- [What to work on]
Determine how many lines include the string "chart". Output that number only.

- [Source data]
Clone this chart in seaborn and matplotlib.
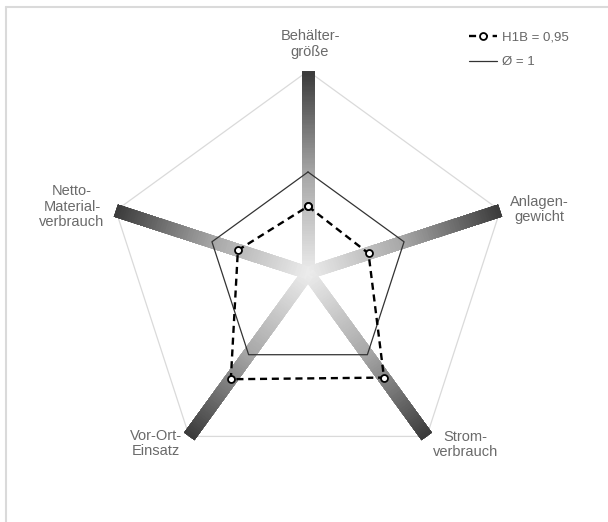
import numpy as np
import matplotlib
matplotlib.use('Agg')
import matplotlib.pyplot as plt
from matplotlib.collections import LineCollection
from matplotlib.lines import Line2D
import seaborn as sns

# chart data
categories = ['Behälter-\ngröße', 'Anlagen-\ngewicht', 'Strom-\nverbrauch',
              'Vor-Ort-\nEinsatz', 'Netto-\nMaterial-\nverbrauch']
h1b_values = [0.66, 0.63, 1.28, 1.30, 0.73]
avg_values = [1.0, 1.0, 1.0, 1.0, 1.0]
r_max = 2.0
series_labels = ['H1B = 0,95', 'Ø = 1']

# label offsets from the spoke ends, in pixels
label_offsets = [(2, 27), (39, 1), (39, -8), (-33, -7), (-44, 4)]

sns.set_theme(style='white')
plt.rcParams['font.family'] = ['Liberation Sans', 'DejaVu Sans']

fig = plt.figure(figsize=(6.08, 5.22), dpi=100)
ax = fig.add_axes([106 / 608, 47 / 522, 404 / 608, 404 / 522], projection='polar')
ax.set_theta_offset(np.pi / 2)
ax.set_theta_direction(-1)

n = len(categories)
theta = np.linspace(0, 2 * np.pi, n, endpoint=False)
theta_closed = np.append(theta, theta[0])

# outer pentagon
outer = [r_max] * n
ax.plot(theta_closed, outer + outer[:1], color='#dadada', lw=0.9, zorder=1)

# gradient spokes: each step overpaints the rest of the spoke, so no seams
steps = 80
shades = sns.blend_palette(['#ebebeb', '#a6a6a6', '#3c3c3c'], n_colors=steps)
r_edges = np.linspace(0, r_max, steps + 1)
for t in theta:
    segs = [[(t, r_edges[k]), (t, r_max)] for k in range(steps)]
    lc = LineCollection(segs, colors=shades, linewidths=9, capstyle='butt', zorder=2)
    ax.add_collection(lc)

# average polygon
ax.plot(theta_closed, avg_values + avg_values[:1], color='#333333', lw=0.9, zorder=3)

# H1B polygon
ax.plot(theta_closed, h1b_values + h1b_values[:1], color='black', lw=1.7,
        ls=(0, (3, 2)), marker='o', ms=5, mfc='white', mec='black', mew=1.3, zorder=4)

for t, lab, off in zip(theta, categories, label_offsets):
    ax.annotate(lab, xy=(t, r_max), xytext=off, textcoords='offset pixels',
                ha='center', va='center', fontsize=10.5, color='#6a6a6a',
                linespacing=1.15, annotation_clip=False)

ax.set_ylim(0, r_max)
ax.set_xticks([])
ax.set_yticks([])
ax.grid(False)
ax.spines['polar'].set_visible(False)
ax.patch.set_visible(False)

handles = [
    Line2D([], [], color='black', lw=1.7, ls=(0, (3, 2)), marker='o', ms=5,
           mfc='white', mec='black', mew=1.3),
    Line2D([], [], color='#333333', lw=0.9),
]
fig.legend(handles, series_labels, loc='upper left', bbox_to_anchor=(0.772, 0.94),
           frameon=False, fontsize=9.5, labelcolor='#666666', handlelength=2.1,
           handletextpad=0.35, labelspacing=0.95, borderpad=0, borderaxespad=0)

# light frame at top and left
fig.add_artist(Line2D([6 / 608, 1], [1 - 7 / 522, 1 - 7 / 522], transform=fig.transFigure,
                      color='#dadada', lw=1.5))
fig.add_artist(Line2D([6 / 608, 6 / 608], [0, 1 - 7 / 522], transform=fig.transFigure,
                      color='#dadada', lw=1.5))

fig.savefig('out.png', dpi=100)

- [Worked solution]
2